A run of records
● ● ● ● ●

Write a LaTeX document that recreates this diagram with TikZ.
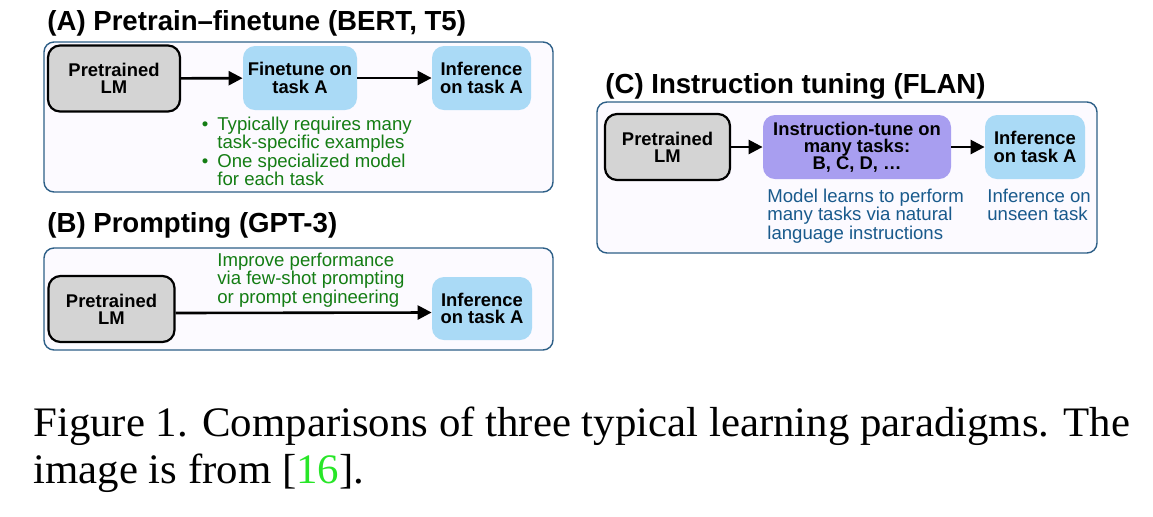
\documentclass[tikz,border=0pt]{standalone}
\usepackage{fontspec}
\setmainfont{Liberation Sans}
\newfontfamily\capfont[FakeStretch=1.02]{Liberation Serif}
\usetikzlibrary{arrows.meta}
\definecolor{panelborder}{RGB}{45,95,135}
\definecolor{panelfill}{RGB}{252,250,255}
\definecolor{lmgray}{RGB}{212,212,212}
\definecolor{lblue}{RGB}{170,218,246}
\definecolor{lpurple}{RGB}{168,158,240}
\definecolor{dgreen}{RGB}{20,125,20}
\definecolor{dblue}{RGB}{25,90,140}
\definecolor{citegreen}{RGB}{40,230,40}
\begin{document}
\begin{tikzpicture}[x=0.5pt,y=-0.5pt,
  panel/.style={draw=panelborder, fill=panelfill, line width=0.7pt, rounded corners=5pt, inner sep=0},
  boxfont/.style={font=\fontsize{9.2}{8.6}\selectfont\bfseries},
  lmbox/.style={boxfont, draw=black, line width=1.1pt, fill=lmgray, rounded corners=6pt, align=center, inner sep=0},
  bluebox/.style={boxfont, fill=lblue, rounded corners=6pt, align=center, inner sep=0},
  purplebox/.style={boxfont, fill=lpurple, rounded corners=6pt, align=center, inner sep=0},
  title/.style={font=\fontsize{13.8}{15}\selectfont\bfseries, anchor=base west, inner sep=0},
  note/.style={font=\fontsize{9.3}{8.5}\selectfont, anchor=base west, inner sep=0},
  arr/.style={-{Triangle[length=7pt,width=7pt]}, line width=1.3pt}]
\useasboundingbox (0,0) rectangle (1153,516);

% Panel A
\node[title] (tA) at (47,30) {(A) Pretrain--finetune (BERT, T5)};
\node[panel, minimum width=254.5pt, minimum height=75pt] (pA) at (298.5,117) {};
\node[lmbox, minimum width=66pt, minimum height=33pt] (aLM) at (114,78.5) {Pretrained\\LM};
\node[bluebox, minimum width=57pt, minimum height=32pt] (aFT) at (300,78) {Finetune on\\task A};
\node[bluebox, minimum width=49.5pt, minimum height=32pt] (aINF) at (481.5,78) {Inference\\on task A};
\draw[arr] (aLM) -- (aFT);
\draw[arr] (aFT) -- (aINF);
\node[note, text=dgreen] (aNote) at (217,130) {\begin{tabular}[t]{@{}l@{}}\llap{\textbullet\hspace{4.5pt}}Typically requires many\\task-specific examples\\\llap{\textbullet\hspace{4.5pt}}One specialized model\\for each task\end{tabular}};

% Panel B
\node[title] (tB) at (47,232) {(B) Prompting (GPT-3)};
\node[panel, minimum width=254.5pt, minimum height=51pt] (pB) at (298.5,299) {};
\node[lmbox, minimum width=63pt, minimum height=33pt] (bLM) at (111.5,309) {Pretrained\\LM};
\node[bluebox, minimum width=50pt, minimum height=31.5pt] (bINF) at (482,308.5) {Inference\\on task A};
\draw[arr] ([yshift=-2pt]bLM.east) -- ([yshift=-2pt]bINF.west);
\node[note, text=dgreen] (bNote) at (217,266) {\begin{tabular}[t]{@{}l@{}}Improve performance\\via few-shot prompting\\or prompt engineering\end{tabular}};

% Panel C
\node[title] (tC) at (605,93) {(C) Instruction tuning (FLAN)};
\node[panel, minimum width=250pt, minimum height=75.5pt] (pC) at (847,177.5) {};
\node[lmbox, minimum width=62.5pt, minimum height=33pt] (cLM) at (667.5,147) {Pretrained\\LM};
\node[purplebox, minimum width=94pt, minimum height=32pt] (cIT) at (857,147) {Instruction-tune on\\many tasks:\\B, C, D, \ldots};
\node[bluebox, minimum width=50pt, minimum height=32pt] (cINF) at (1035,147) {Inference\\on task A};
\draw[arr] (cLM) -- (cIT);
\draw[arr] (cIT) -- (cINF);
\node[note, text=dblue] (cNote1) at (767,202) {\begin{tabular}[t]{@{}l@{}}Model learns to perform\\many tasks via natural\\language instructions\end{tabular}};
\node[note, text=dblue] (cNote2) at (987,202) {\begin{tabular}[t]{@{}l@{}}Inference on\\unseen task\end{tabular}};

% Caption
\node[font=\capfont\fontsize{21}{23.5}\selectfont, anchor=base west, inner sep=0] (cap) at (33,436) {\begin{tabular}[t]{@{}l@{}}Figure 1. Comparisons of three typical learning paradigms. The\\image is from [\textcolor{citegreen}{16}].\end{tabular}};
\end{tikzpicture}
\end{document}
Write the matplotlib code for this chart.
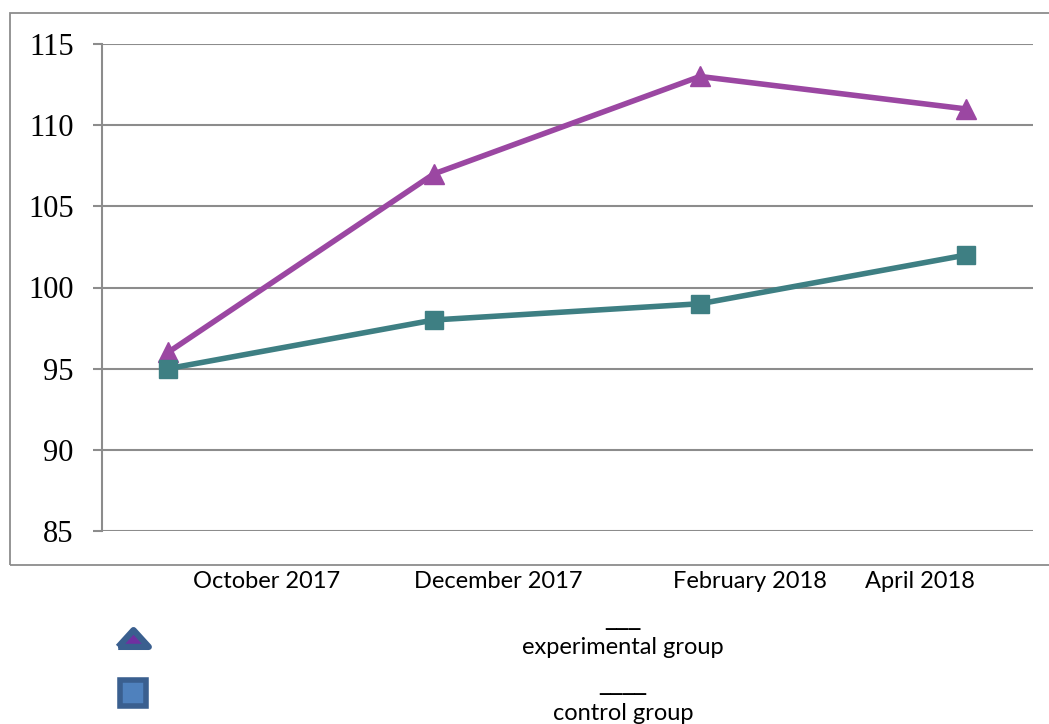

● ● ● ● ●

Your task is to repeat the opening line of the entries above and each line after it, ending with the line that has "(0,0) rectangle (1153,516);". Do not include the pictures.

Write a LaTeX document that recreates this diagram with TikZ.
\documentclass[tikz,border=0pt]{standalone}
\usepackage{fontspec}
\setmainfont{Liberation Sans}
\newfontfamily\capfont[FakeStretch=1.02]{Liberation Serif}
\usetikzlibrary{arrows.meta}
\definecolor{panelborder}{RGB}{45,95,135}
\definecolor{panelfill}{RGB}{252,250,255}
\definecolor{lmgray}{RGB}{212,212,212}
\definecolor{lblue}{RGB}{170,218,246}
\definecolor{lpurple}{RGB}{168,158,240}
\definecolor{dgreen}{RGB}{20,125,20}
\definecolor{dblue}{RGB}{25,90,140}
\definecolor{citegreen}{RGB}{40,230,40}
\begin{document}
\begin{tikzpicture}[x=0.5pt,y=-0.5pt,
  panel/.style={draw=panelborder, fill=panelfill, line width=0.7pt, rounded corners=5pt, inner sep=0},
  boxfont/.style={font=\fontsize{9.2}{8.6}\selectfont\bfseries},
  lmbox/.style={boxfont, draw=black, line width=1.1pt, fill=lmgray, rounded corners=6pt, align=center, inner sep=0},
  bluebox/.style={boxfont, fill=lblue, rounded corners=6pt, align=center, inner sep=0},
  purplebox/.style={boxfont, fill=lpurple, rounded corners=6pt, align=center, inner sep=0},
  title/.style={font=\fontsize{13.8}{15}\selectfont\bfseries, anchor=base west, inner sep=0},
  note/.style={font=\fontsize{9.3}{8.5}\selectfont, anchor=base west, inner sep=0},
  arr/.style={-{Triangle[length=7pt,width=7pt]}, line width=1.3pt}]
\useasboundingbox (0,0) rectangle (1153,516);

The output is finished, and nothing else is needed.